The off-diagonal elements represent the covariance between pairs of coefficients. Positive values indicate that as one coefficient increases, the other tends to increase as well, while negative values indicate an inverse relationship. The covariance between consistency of payment and household asset holding is 0.00282936, suggesting a positive relationship. This means an increase in consistency of payment leads to an increase in household asset holding. The covariance between amount predictability and household asset holding is -0.00008252, indicating a slight negative relationship. This means that there is some level of amount predictability that could lead to reduction in household asset holding. Covariance between accessibility of funds and household asset holding is -0.00010181 which shows a slight inverse relationship. This means that an increase of accessibility of funds to some level could lead to a decrease in household asset holding. The cut points show varying covariance with the coefficients, which are important for understanding how the thresholds relate to the estimated effects of the independent variables.

Overall, the findings from the estimated strata, estimated covariance, and estimated variance covariance commands provide a comprehensive view of the model’s structure, the stability of the estimates, and the relationships between the coefficients. The absence of singleton and certainty strata, along with the coefficients’ covariance indicate a well-structured model with sufficient variability and stability in the estimates.

SUMMARY, CONCLUSION AND RECOMMEDATIONS

Results showed that consistency of Payment, amount predictability and accessibility of funds are significant at (0.01) < (0.05). This rejected the null hypothesis that Inua Jamii cash transfer program has no statistically significant impact on beneficiary’s household asset holding in Tharaka North Sub-County, Tharaka Nithi County Kenya. Their coefficients are (0.144). (0.267) and (0.239). Meaning that household asset holding increases by (0.144). (0.267) and (0.239) due to a unit increase in consistency of Payment, amount predictability and accessibility of funds respectively. These results suggest asset-building occurs in discernible phases, requiring sustained program reliability to enable households to progress beyond initial, modest asset tiers. Payment consistency, amount predictability, and fund accessibility systematically improve household asset holding. These features exhibit outcome-specific dominance, with consistency critical for assets. Results reveal that asset holding require sustained program stability.

Policy-wise, Inua Jamii’s CTP successes in basic welfare align with Bastagli et al. (2016), but gaps in entrepreneurship call for integrated approaches, like Ethiopia’s mix of cash and training. Kenya’s Social Protection Secretariat (2022) advocates tiered payments for household size, which could amplify impacts.

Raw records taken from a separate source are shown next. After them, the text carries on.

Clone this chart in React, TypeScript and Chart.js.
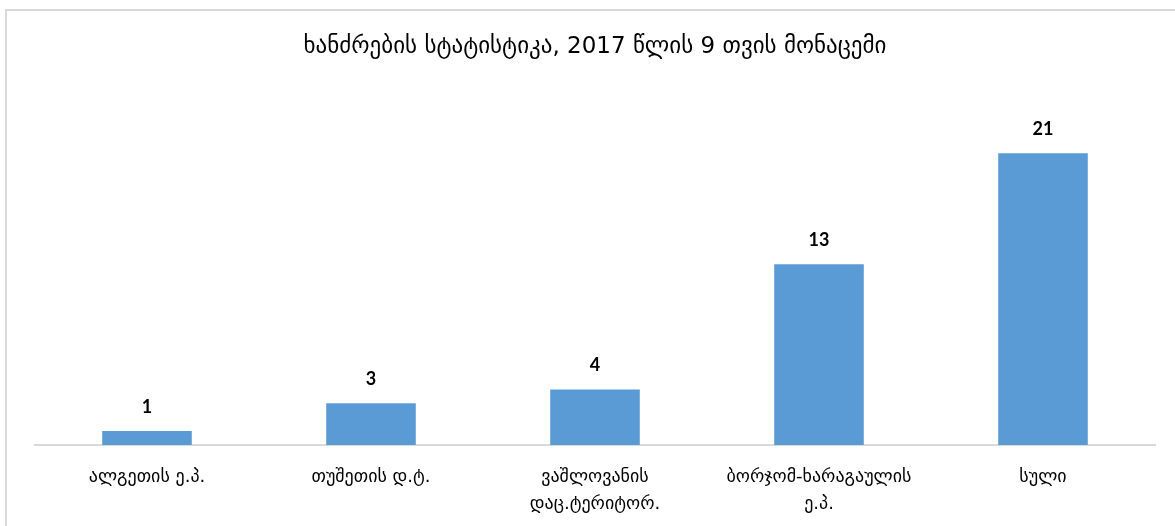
import React, { useEffect, useRef } from "react";
import { Chart, registerables } from "chart.js";

Chart.register(...registerables);

const TITLE = "ხანძრების სტატისტიკა, 2017 წლის 9 თვის მონაცემი";
const categories: (string | string[])[] = [
  "ალგეთის ე.პ.",
  "თუშეთის დ.ტ.",
  ["ვაშლოვანის", "დაც.ტერიტორ."],
  ["ბორჯომ-ხარაგაულის", "ე.პ."],
  "სული",
];
const values = [1, 3, 4, 13, 21];
const Y_MAX = 25;

const GEO_FONT = "'DejaVu Sans', 'Noto Sans', sans-serif";

const valueLabels = {
  id: "valueLabels",
  afterDatasetsDraw(chart: any) {
    const ctx = chart.ctx;
    const meta = chart.getDatasetMeta(0);
    ctx.save();
    ctx.font = "bold 18px Lato, 'Open Sans', sans-serif";
    ctx.fillStyle = "#000000";
    ctx.textAlign = "center";
    ctx.textBaseline = "middle";
    meta.data.forEach((el: any, i: number) => {
      ctx.fillText(String(values[i]), el.x, el.y - 24);
    });
    ctx.restore();
  },
};

export default function App() {
  const ref = useRef<HTMLCanvasElement | null>(null);
  useEffect(() => {
    document.body.style.margin = "0";
    document.body.style.overflow = "hidden";
    const chart = new Chart(ref.current!, {
      type: "bar",
      data: {
        labels: categories,
        datasets: [
          {
            data: values,
            backgroundColor: "#5B9BD5",
            borderWidth: 0,
            barPercentage: 0.4,
            categoryPercentage: 1,
          },
        ],
      },
      options: {
        animation: false,
        responsive: false,
        layout: { padding: { left: 35, right: 20, top: 0, bottom: 0 } },
        plugins: {
          legend: { display: false },
          tooltip: { enabled: false },
          title: {
            display: true,
            text: TITLE,
            color: "#000000",
            font: { family: GEO_FONT, size: 23, weight: "normal", lineHeight: 1.2 },
            padding: { top: 33, bottom: 37 },
          },
        },
        scales: {
          x: {
            grid: { display: false },
            border: { display: true, color: "#d9d9d9", width: 2 },
            ticks: {
              color: "#000000",
              font: { family: GEO_FONT, size: 18, lineHeight: 1.5 },
              padding: 11,
              maxRotation: 0,
              autoSkip: false,
            },
            afterFit(scale: any) {
              scale.height = 526 - 445;
            },
          },
          y: {
            display: false,
            min: 0,
            max: Y_MAX,
          },
        },
      },
      plugins: [valueLabels],
    });
    return () => chart.destroy();
  }, []);
  return (
    <div style={{ position: "relative", width: 1175, height: 526, overflow: "hidden" }}>
      <div
        style={{
          position: "absolute",
          left: 5,
          top: 9,
          width: 1200,
          height: 600,
          border: "2px solid #d9d9d9",
          boxSizing: "border-box",
        }}
      />
      <canvas
        ref={ref}
        width={1175}
        height={526}
        style={{ position: "absolute", left: 0, top: 0, width: 1175, height: 526 }}
      />
    </div>
  );
}
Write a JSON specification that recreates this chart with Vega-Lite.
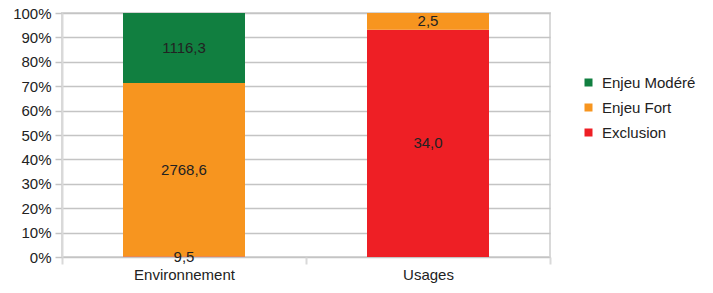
{
  "$schema": "https://vega.github.io/schema/vega-lite/v6.json",
  "width": 488,
  "height": 244,
  "autosize": {"type": "none"},
  "padding": {"left": 62, "top": 13, "right": 163, "bottom": 36},
  "background": "white",
  "config": {
    "font": "Liberation Sans",
    "view": {"stroke": "#d9d9d9", "strokeWidth": 2},
    "axis": {"labelFont": "Liberation Sans", "labelFontSize": 15, "labelColor": "#222222"},
    "legend": {"labelFont": "Liberation Sans", "labelFontSize": 15, "labelColor": "#222222"}
  },
  "data": {
    "values": [
      {"cat": "Environnement", "s": "Exclusion", "v": 9.5, "lab": "9,5", "k": 1},
      {"cat": "Environnement", "s": "Enjeu Fort", "v": 2768.6, "lab": "2768,6", "k": 2},
      {"cat": "Environnement", "s": "Enjeu Modéré", "v": 1116.3, "lab": "1116,3", "k": 3},
      {"cat": "Usages", "s": "Exclusion", "v": 34.0, "lab": "34,0", "k": 1},
      {"cat": "Usages", "s": "Enjeu Fort", "v": 2.5, "lab": "2,5", "k": 2}
    ]
  },
  "transform": [
    {"stack": "v", "groupby": ["cat"], "sort": [{"field": "k", "order": "ascending"}], "offset": "normalize", "as": ["y0", "y1"]},
    {"calculate": "(datum.y0 + datum.y1) / 2", "as": "ym"}
  ],
  "encoding": {
    "x": {
      "field": "cat", "type": "nominal", "title": null,
      "scale": {"paddingInner": 0, "paddingOuter": 0},
      "axis": {"labelAngle": 0, "domain": false, "grid": false, "tickBand": "extent", "ticks": true, "tickSize": 7, "tickColor": "#d9d9d9", "tickWidth": 2, "labelPadding": 3}
    }
  },
  "layer": [
    {
      "mark": {"type": "bar", "width": {"band": 0.5}},
      "encoding": {
        "y": {
          "field": "y0", "type": "quantitative", "title": null,
          "scale": {"domain": [0, 1], "nice": false},
          "axis": {"format": ".0%", "values": [0, 0.1, 0.2, 0.3, 0.4, 0.5, 0.6, 0.7, 0.8, 0.9, 1], "labelOverlap": false, "grid": true, "gridColor": "#c4c4c4", "gridWidth": 1.5, "tickColor": "#c4c4c4", "tickWidth": 1.5, "tickSize": 7, "domain": true, "domainColor": "#d9d9d9", "domainWidth": 2, "labelPadding": 4}
        },
        "y2": {"field": "y1"},
        "color": {
          "field": "s", "type": "nominal",
          "scale": {"domain": ["Enjeu Modéré", "Enjeu Fort", "Exclusion"], "range": ["#117f40", "#f7951f", "#ee1f25"]},
          "legend": {"title": null, "orient": "none", "legendX": 519, "legendY": 62, "symbolType": "square", "symbolSize": 64, "symbolStrokeWidth": 0, "labelOffset": 6, "rowPadding": 9, "padding": 0}
        }
      }
    },
    {
      "mark": {"type": "text", "baseline": "middle", "align": "center", "fontSize": 15, "color": "#222222", "font": "Liberation Sans"},
      "encoding": {
        "y": {
          "field": "ym", "type": "quantitative", "title": null,
          "scale": {"domain": [0, 1], "nice": false},
          "axis": {"format": ".0%", "values": [0, 0.1, 0.2, 0.3, 0.4, 0.5, 0.6, 0.7, 0.8, 0.9, 1], "labelOverlap": false, "grid": true, "gridColor": "#c4c4c4", "gridWidth": 1.5, "tickColor": "#c4c4c4", "tickWidth": 1.5, "tickSize": 7, "domain": true, "domainColor": "#d9d9d9", "domainWidth": 2, "labelPadding": 4}
        },
        "text": {"field": "lab", "type": "nominal"}
      }
    }
  ]
}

Overall, Inua Jamii reflects both the potential and limitations of unconditional rural transfers, necessitating context-driven adaptations to maximize financial and non-financial assets accumulation. The program should prioritize consistency and predictability of payments, expand banking infrastructure or use mobile money for accessibility, consider tiered disbursements based on household size and engage stakeholders including the Ministry of Labour, county governments, financial institutions, and NGOs for integrated support like asset training programs.

We recommend digitization of disbursements to improve payment consistency, scale payment amounts relative to household size, implement asset tracking systems, conduct longitudinal follow-up studies, and include complementary programs like financial literacy.